The investment firm has been hit by heavy outflows after the manager of its Absolute Return Bond fund range was suspended in late 2018 amid a probe into risk management procedures.
GAM Holding, the investment house hit by client outflows amid the suspension of a senior manager, today said it expects to report a first-half 2019 net loss of about SFr14 million ($14.1 million) in the first six months of this year, contrasting with a profit of SFr25.4 million a year before.
The figures, calculated on an IFRS basis, include non-recurring and acquisition-related items, the Zurich-listed business said in a statement.
A drop in assets under management in investment management is expected to reach SFr52 billion as at 30 June from SFr84.4 billion as at 30 June 2018, it said.

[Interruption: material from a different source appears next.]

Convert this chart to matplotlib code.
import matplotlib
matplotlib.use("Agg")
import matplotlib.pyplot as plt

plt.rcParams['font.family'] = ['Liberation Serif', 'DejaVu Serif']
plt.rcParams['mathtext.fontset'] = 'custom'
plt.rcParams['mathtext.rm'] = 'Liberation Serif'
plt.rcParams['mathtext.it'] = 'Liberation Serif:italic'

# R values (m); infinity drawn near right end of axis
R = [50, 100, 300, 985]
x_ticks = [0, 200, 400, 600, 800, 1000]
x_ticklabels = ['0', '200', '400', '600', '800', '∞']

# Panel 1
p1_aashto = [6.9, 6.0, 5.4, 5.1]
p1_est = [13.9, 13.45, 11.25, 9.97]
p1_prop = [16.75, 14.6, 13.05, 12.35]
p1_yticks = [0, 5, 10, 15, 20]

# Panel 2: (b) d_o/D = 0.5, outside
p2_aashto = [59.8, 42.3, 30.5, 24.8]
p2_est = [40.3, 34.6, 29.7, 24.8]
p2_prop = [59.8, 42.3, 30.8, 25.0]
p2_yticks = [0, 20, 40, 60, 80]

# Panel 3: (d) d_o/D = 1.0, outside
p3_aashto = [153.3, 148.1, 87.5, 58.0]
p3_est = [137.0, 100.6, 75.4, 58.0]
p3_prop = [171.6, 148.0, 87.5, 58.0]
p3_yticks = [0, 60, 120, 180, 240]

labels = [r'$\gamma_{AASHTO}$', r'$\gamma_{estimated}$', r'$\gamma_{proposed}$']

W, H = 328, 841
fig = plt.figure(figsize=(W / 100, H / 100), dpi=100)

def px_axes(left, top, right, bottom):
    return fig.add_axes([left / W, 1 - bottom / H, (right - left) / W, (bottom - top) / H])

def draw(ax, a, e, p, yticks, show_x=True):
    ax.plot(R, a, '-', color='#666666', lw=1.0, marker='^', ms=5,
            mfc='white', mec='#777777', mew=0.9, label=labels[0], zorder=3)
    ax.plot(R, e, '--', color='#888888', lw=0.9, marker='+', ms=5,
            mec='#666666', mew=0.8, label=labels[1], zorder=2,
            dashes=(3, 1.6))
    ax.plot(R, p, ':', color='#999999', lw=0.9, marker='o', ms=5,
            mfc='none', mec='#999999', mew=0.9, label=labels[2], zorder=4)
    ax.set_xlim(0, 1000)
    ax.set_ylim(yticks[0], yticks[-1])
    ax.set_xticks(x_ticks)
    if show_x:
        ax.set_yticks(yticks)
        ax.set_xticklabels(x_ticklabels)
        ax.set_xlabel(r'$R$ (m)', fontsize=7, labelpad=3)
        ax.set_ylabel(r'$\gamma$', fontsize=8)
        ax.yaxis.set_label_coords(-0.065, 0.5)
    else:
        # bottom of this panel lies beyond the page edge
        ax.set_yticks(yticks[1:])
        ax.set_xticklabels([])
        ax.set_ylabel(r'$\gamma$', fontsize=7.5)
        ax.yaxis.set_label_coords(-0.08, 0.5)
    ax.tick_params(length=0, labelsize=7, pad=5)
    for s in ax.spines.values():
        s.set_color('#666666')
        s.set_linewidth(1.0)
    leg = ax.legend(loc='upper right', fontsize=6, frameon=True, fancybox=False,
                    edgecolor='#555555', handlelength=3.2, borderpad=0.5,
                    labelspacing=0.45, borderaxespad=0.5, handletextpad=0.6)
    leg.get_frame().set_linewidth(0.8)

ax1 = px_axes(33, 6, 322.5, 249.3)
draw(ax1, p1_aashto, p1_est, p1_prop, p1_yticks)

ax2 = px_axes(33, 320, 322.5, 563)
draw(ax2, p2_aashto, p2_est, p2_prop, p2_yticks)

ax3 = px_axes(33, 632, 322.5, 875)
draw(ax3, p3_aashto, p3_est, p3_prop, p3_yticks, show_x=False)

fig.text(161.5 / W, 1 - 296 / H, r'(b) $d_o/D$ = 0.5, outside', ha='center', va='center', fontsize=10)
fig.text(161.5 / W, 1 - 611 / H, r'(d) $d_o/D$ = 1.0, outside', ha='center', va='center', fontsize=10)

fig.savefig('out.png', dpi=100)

Investors pulled billions from GAM’s Absolute Return Bond fund range last year after the unit’s manager, Tim Haywood, was suspended in late 2018. (He has now been fired, and is reportedly contesting this decision.) The firm launched a probe into Haywood's conduct in the summer of 2018 after concerns about his activity were flagged by an internal whistleblower. At the time of Haywood’s suspension in late July, GAM said that it acted because “some of his risk management procedures and his record keeping in certain instances” fell short of requirements. One casualty of the affair was Alex Friedman, its chief executive, who resigned.

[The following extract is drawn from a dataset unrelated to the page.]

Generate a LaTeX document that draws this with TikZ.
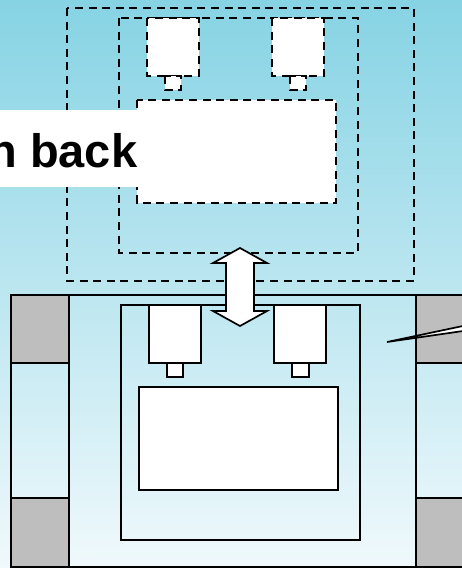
\documentclass[tikz,border=0pt]{standalone}
\usepackage{fontspec}
\setmainfont{Liberation Sans}
\definecolor{bgtop}{HTML}{86D3E4}
\definecolor{bgbot}{HTML}{F0F9FC}
\definecolor{blockgrey}{HTML}{BEBEBE}
\tikzset{
  solidbox/.style={draw=black,line width=1.7pt,fill=white},
  framebox/.style={draw=black,line width=1.7pt},
  greybox/.style={draw=black,line width=1.7pt,fill=blockgrey},
  ghostfill/.style={fill=white},
  ghostbox/.style={draw=black,line width=1.7pt,dash pattern=on 8pt off 5.6pt},
}
\begin{document}
\begin{tikzpicture}[x=1pt,y=-1pt]
\useasboundingbox (0,0) rectangle (462,568);
\shade[top color=bgtop,bottom color=bgbot] (0,0) rectangle (462,568);
% upper, dashed
\draw[ghostbox] (67,8) rectangle (414,281);
\draw[ghostbox] (119,18) rectangle (358,253);
\fill[ghostfill] (147,18) rectangle (199,76);
\draw[ghostbox] (147,18) rectangle (199,76);
\fill[ghostfill] (165,76) rectangle (181,90);
\draw[ghostbox] (165,76) rectangle (181,90);
\fill[ghostfill] (272,18) rectangle (324,76);
\draw[ghostbox] (272,18) rectangle (324,76);
\fill[ghostfill] (290,76) rectangle (306,90);
\draw[ghostbox] (290,76) rectangle (306,90);
\fill[ghostfill] (137,100) rectangle (336,203);
\draw[ghostbox] (137,100) rectangle (336,203);
% lower, solid
\draw[framebox] (69,295) -- (416,295);
\draw[framebox] (11,567) -- (462,567);
\draw[framebox] (121,305) rectangle (360,540);
\draw[solidbox] (149,305) rectangle (201,363);
\draw[solidbox] (167,363) rectangle (183,377);
\draw[solidbox] (274,305) rectangle (326,363);
\draw[solidbox] (292,363) rectangle (309,377);
\draw[solidbox] (139,387) rectangle (338,490);
% side columns
\draw[greybox] (11,295) rectangle (69,363);
\draw[framebox] (11,363) rectangle (69,498);
\draw[greybox] (11,498) rectangle (69,567);
\draw[greybox] (416,295) rectangle (470,363);
\draw[framebox] (416,363) rectangle (470,498);
\draw[greybox] (416,498) rectangle (470,567);
% double arrow
\draw[solidbox,line join=miter]
  (240,248) -- (267,263) -- (254,263) -- (254,311) -- (267,311)
  -- (240,326) -- (213,311) -- (226,311) -- (226,263) -- (213,263) -- cycle;
% callout
\draw[solidbox] (387,342) -- (470,324.5) -- (470,330) -- cycle;
% banner
\fill[white] (0,110) rectangle (138.2,187);
\node[anchor=base east,inner sep=0pt,font=\bfseries,text=black] (banner) at (137.5,167)
  {\fontsize{47pt}{50pt}\selectfont n back};
\end{tikzpicture}
\end{document}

The group said it is "on track" to sell the remaining assets of its ARBF unit on or before 15 July and will update markets when that process is finished. Final results will be issue on 30 July.

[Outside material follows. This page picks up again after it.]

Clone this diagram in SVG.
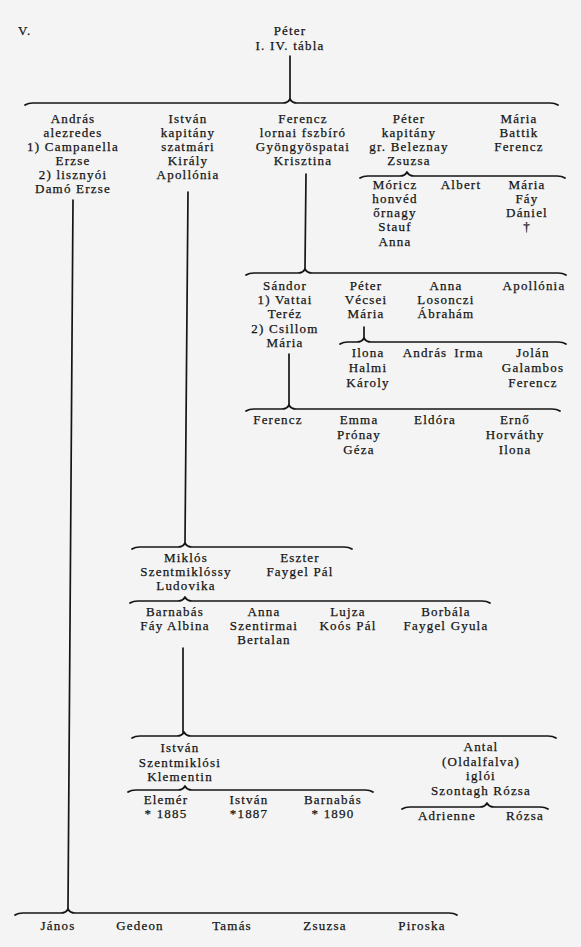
<svg xmlns="http://www.w3.org/2000/svg" width="581" height="947" viewBox="0 0 581 947">
<style>
.t{font-family:"Liberation Serif","DejaVu Serif",serif;font-size:13px;letter-spacing:1.2px;fill:#141414;stroke:#141414;stroke-width:0.25;text-anchor:middle}
.s{text-anchor:start}
.c path,.c line{fill:none;stroke:#151515;stroke-width:1.7;stroke-linecap:round;stroke-linejoin:round}
</style>
<rect width="581" height="947" fill="#f4f4f4"/>
<g id="connectors" class="c">
<line x1="290" y1="56" x2="290" y2="99"/>
<path d="M25,105 Q28,103 33,103 L283,103 Q288,103 290,99 Q292,103 297,103 L550,103 Q555,103 558,105"/>
<line x1="73" y1="200" x2="68" y2="909"/>
<line x1="188" y1="192" x2="185" y2="543"/>
<line x1="306" y1="174" x2="305" y2="269"/>
<path d="M360,178 Q363,176 368,176 L400,176 Q405,176 407,172 Q409,176 414,176 L557,176 Q562,176 565,178"/>
<path d="M246,275 Q249,273 254,273 L298,273 Q303,273 305,269 Q307,273 312,273 L558,273 Q563,273 566,275"/>
<line x1="364" y1="327" x2="364" y2="338"/>
<path d="M340,344 Q343,342 348,342 L357,342 Q362,342 364,338 Q366,342 371,342 L558,342 Q563,342 566,344"/>
<line x1="289" y1="354" x2="289" y2="405"/>
<path d="M246,411 Q249,409 254,409 L282,409 Q287,409 289,405 Q291,409 296,409 L552,409 Q557,409 560,411"/>
<path d="M132,549 Q135,547 140,547 L178,547 Q183,547 185,543 Q187,547 192,547 L344,547 Q349,547 352,549"/>
<path d="M130,603 Q133,601 138,601 L178,601 Q183,601 185,597 Q187,601 192,601 L482,601 Q487,601 490,603"/>
<line x1="183" y1="648" x2="183" y2="732"/>
<path d="M132,738 Q135,736 140,736 L177,736 Q182,736 184,732 Q186,736 191,736 L548,736 Q553,736 556,738"/>
<path d="M128,792 Q131,790 136,790 L178,790 Q183,790 185,786 Q187,790 192,790 L365,790 Q370,790 373,792"/>
<path d="M402,809 Q405,807 410,807 L480,807 Q485,807 487,803 Q489,807 494,807 L540,807 Q545,807 548,809"/>
<path d="M15,915 Q18,913 23,913 L61,913 Q66,913 68,909 Q70,913 75,913 L449,913 Q454,913 457,915"/>
</g>
<g id="header">
<text class="t s" x="18" y="35">V.</text>
<text class="t" x="290" y="35">Péter</text>
<text class="t" x="290" y="50">I. IV. tábla</text>
</g>
<g id="andras"><text class="t"><tspan x="73" y="123">András</tspan><tspan x="73" y="137">alezredes</tspan><tspan x="73" y="151">1) Campanella</tspan><tspan x="73" y="165">Erzse</tspan><tspan x="73" y="179">2) lisznyói</tspan><tspan x="73" y="193">Damó Erzse</tspan></text></g>
<g id="istvan1"><text class="t"><tspan x="188" y="123">István</tspan><tspan x="188" y="137">kapitány</tspan><tspan x="188" y="151">szatmári</tspan><tspan x="188" y="165">Király</tspan><tspan x="188" y="179">Apollónia</tspan></text></g>
<g id="ferencz1"><text class="t"><tspan x="303" y="123">Ferencz</tspan><tspan x="303" y="137">lornai fszbíró</tspan><tspan x="303" y="151">Gyöngyöspatai</tspan><tspan x="303" y="165">Krisztina</tspan></text></g>
<g id="peter1"><text class="t"><tspan x="409" y="123">Péter</tspan><tspan x="409" y="137">kapitány</tspan><tspan x="409" y="151">gr. Beleznay</tspan><tspan x="409" y="165">Zsuzsa</tspan></text></g>
<g id="maria1"><text class="t"><tspan x="519" y="123">Mária</tspan><tspan x="519" y="137">Battik</tspan><tspan x="519" y="151">Ferencz</tspan></text></g>
<g id="moricz"><text class="t"><tspan x="395" y="189">Móricz</tspan><tspan x="395" y="203">honvéd</tspan><tspan x="395" y="217">őrnagy</tspan><tspan x="395" y="231">Stauf</tspan><tspan x="395" y="246">Anna</tspan></text></g>
<g id="albert"><text class="t" x="461" y="189">Albert</text></g>
<g id="maria2"><text class="t"><tspan x="527" y="189">Mária</tspan><tspan x="527" y="203">Fáy</tspan><tspan x="527" y="217">Dániel</tspan><tspan x="527" y="231">†</tspan></text></g>
<g id="sandor"><text class="t"><tspan x="285" y="290">Sándor</tspan><tspan x="285" y="304">1) Vattai</tspan><tspan x="285" y="318">Teréz</tspan><tspan x="285" y="333">2) Csillom</tspan><tspan x="285" y="347">Mária</tspan></text></g>
<g id="peter2"><text class="t"><tspan x="366" y="290">Péter</tspan><tspan x="366" y="304">Vécsei</tspan><tspan x="366" y="318">Mária</tspan></text></g>
<g id="anna1"><text class="t"><tspan x="446" y="290">Anna</tspan><tspan x="446" y="304">Losonczi</tspan><tspan x="446" y="318">Ábrahám</tspan></text></g>
<g id="apollonia"><text class="t" x="534" y="290">Apollónia</text></g>
<g id="ilona"><text class="t"><tspan x="368" y="357">Ilona</tspan><tspan x="368" y="372">Halmi</tspan><tspan x="368" y="387">Károly</tspan></text></g>
<g id="andras2"><text class="t" x="425" y="357">András</text></g>
<g id="irma"><text class="t" x="469" y="357">Irma</text></g>
<g id="jolan"><text class="t"><tspan x="533" y="357">Jolán</tspan><tspan x="533" y="372">Galambos</tspan><tspan x="533" y="387">Ferencz</tspan></text></g>
<g id="ferencz2"><text class="t" x="278" y="424">Ferencz</text></g>
<g id="emma"><text class="t"><tspan x="359" y="424">Emma</tspan><tspan x="359" y="439">Prónay</tspan><tspan x="359" y="454">Géza</tspan></text></g>
<g id="eldora"><text class="t" x="435" y="424">Eldóra</text></g>
<g id="erno"><text class="t"><tspan x="515" y="424">Ernő</tspan><tspan x="515" y="439">Horváthy</tspan><tspan x="515" y="454">Ilona</tspan></text></g>
<g id="miklos"><text class="t"><tspan x="186" y="562">Miklós</tspan><tspan x="186" y="576">Szentmiklóssy</tspan><tspan x="186" y="590">Ludovika</tspan></text></g>
<g id="eszter"><text class="t"><tspan x="300" y="562">Eszter</tspan><tspan x="300" y="576">Faygel Pál</tspan></text></g>
<g id="barnabas"><text class="t"><tspan x="175" y="616">Barnabás</tspan><tspan x="175" y="630">Fáy Albina</tspan></text></g>
<g id="anna2"><text class="t"><tspan x="264" y="616">Anna</tspan><tspan x="264" y="630">Szentirmai</tspan><tspan x="264" y="644">Bertalan</tspan></text></g>
<g id="lujza"><text class="t"><tspan x="348" y="616">Lujza</tspan><tspan x="348" y="630">Koós Pál</tspan></text></g>
<g id="borbala"><text class="t"><tspan x="446" y="616">Borbála</tspan><tspan x="446" y="630">Faygel Gyula</tspan></text></g>
<g id="istvan2"><text class="t"><tspan x="180" y="752">István</tspan><tspan x="180" y="767">Szentmiklósi</tspan><tspan x="180" y="781">Klementin</tspan></text></g>
<g id="antal"><text class="t"><tspan x="481" y="751">Antal</tspan><tspan x="481" y="766">(Oldalfalva)</tspan><tspan x="481" y="780">iglói</tspan><tspan x="481" y="795">Szontagh Rózsa</tspan></text></g>
<g id="elemer"><text class="t"><tspan x="166" y="804">Elemér</tspan><tspan x="166" y="818">* 1885</tspan></text></g>
<g id="istvan3"><text class="t"><tspan x="249" y="804">István</tspan><tspan x="249" y="818">*1887</tspan></text></g>
<g id="barnabas2"><text class="t"><tspan x="333" y="804">Barnabás</tspan><tspan x="333" y="818">* 1890</tspan></text></g>
<g id="adrienne"><text class="t" x="447" y="820">Adrienne</text></g>
<g id="rozsa"><text class="t" x="525" y="820">Rózsa</text></g>
<g id="janos"><text class="t" x="58" y="930">János</text></g>
<g id="gedeon"><text class="t" x="140" y="930">Gedeon</text></g>
<g id="tamas"><text class="t" x="232" y="930">Tamás</text></g>
<g id="zsuzsa"><text class="t" x="325" y="930">Zsuzsa</text></g>
<g id="piroska"><text class="t" x="422" y="930">Piroska</text></g>
</svg>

GAM expects to report an underlying profit before taxes, which excludes non-recurring and acquisition-related items, of about SFr2 million (including approximately SFr5 million of performance fees) for the first half of 2019, compared with SFr91.3 million (including SFr2.3 million of performance fees) in the first half of 2018.
The organisation, as previously reported, intends to cut costs by at least SFr40 million ($40.3 million) by the end of 2020, which will include shedding employees. To rebuild its capital, GAM’s directors said that the firm will not pay a dividend for 2018.